Taking on stdlib

Posted on: 2015-02-17

A while back I implemented a collada parser. Collada is a xml based schema for interchange of 3d graphics assets. I had some fairly simple assets that had been exported and I was importing them into my runtime. I was surprised at how slow this was. My implementation had some interesting features. I had a xml parser that understood the basic xml structure - but you could add handlers for processing nodes with specialized tags. This allowed you to optimize for both space and time if you knew a tags contents were better handled specially. For example much of a collada file consists of long lists of integer or floating point values. I would specialize these such that the resulting Xml structure would have those values already converted into floats/ints, as opposed to storing the string and then converting later.

When profiling I found that the largest chunk of time for reading the files was actually in the text->int and text->float C functions. That was a little disheartening because you'd assume that such an often used function would be highly optimized in the c runtime libraries.

One reason for some hope was that my string representation is not zero terminated.
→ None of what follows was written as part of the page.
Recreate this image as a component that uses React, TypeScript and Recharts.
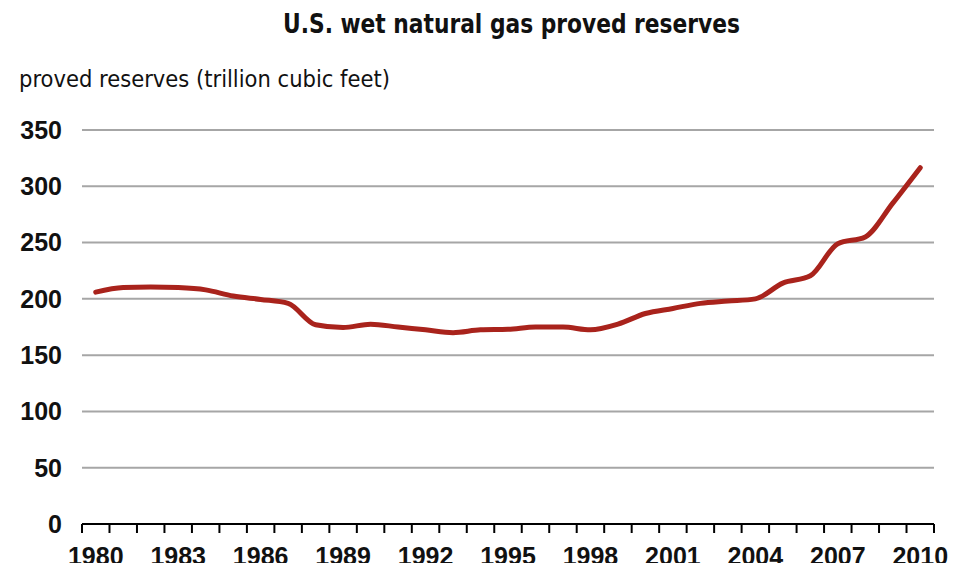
import React from 'react';
import { LineChart, Line, XAxis, YAxis, CartesianGrid } from 'recharts';

const years = [1980, 1981, 1982, 1983, 1984, 1985, 1986, 1987, 1988, 1989, 1990, 1991, 1992, 1993, 1994, 1995, 1996, 1997, 1998, 1999, 2000, 2001, 2002, 2003, 2004, 2005, 2006, 2007, 2008, 2009, 2010];
const reserves = [206, 210, 210.5, 210, 208, 202.5, 199.5, 196, 177, 174.5, 177.5, 175, 172.5, 170, 172.5, 173, 175, 175, 172.5, 177.5, 187, 191.5, 196, 198, 200, 214, 220.5, 249, 255, 285, 316.5];
const xLabels = [1980, 1983, 1986, 1989, 1992, 1995, 1998, 2001, 2004, 2007, 2010];
const yTicks = [0, 50, 100, 150, 200, 250, 300, 350];
const title = 'U.S. wet natural gas proved reserves';
const yTitle = 'proved reserves (trillion cubic feet)';

const data = years.map((year, i) => ({ year, value: reserves[i] }));
const boundaries = [...years.map((y) => y - 0.5), years[years.length - 1] + 0.5];
const xTicks = [...boundaries, ...xLabels].sort((a, b) => a - b);

const tickFont = "'Liberation Sans', Arial, sans-serif";

const XTick = (props: any) => {
  const { x, y, payload } = props;
  const v = payload.value;
  if (!Number.isInteger(v)) {
    return <line x1={x} x2={x} y1={y} y2={y + 9} stroke="#000" strokeWidth={2} />;
  }
  if (xLabels.includes(v)) {
    return (
      <text x={x} y={y + 41} textAnchor="middle" fontFamily={tickFont} fontSize={25} fontWeight={700} fill="#111">
        {v}
      </text>
    );
  }
  return null;
};

export default function App() {
  return (
    <div style={{ position: 'relative', width: 965, height: 571, margin: -8, background: '#fff' }}>
      <LineChart width={965} height={571} data={data} margin={{ top: 130, right: 31, bottom: 7, left: 10 }}>
        <CartesianGrid horizontal vertical={false} stroke="#A6A6A6" strokeWidth={2} />
        <XAxis
          dataKey="year"
          type="number"
          domain={[1979.5, 2010.5]}
          ticks={xTicks}
          interval={0}
          allowDecimals
          tick={<XTick />}
          tickLine={false}
          tickSize={0}
          tickMargin={0}
          height={40}
          axisLine={{ stroke: '#000', strokeWidth: 2 }}
        />
        <YAxis
          domain={[0, 350]}
          ticks={yTicks}
          interval={0}
          width={72}
          axisLine={false}
          tickLine={false}
          tickSize={0}
          tickMargin={20}
          tick={{ fontFamily: tickFont, fontSize: 25, fontWeight: 700, fill: '#111' }}
        />
        <Line
          type="monotone"
          dataKey="value"
          stroke="#A9231C"
          strokeWidth={5}
          dot={false}
          strokeLinejoin="round"
          strokeLinecap="round"
          isAnimationActive={false}
        />
      </LineChart>
      <svg width={965} height={571} style={{ position: 'absolute', left: 0, top: 0, pointerEvents: 'none' }}>
        <text
          x={283}
          y={33}
          fontFamily="'DejaVu Sans Condensed', 'Liberation Sans Narrow', sans-serif"
          fontSize={27}
          fontWeight={700}
          fill="#111"
          textLength={457}
          lengthAdjust="spacingAndGlyphs"
        >
          {title}
        </text>
        <text
          x={19}
          y={87}
          fontFamily="'DejaVu Sans Condensed', 'Liberation Sans Narrow', sans-serif"
          fontSize={23}
          fill="#111"
          textLength={371}
          lengthAdjust="spacingAndGlyphs"
        >
          {yTitle}
        </text>
      </svg>
    </div>
  );
}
This is for a variety of reasons - but mainly that it means you can slice strings without copying. This meant that to use the C libraries functions I had to copy the contents into a zero terminated buffer. If I rolled my own then I wouldn't have this extra overhead as modest as it might seem.

The other reason for hope is that for floating point I don't have the same restrictions as a full IEEE converter. For example I don't need to support denormalized floats. In fact I'd actively like denormalized floats to not appear because they crucify performance. Also if a float representation is out of range I don't need to check for or throw an exception, although I can include an assert on debug build. Finally I'm not that worried about exact rounding and precision as the c library. The floats I'm reading are used for graphics/physics/games after all.

So I wrote both a text->int and text->float conversion functions in straight C. Both were fairly straightforward. On the float converter I pre-calculated the exponent table, and when I read the mantissa I'd shift the exponent power depending where the floating point was.

On profiling on an i7-860 I found the floating point function was on average 10 times as fast as the c library, and the integer conversion function around 5-6 times as fast. The performance increases on arm weren't as high but also considerable (around 6 times as fast for text->float I think).

I was actually quite surprised at the performance improvement. It significantly improved my collada importers performance as well as other code that relied on text float/int conversions.

It goes to show that the conventional wisdom "that there's no point rolling-your-own stdlib functions as they will have out-optimized you" isn't always true, and in this case wildly so.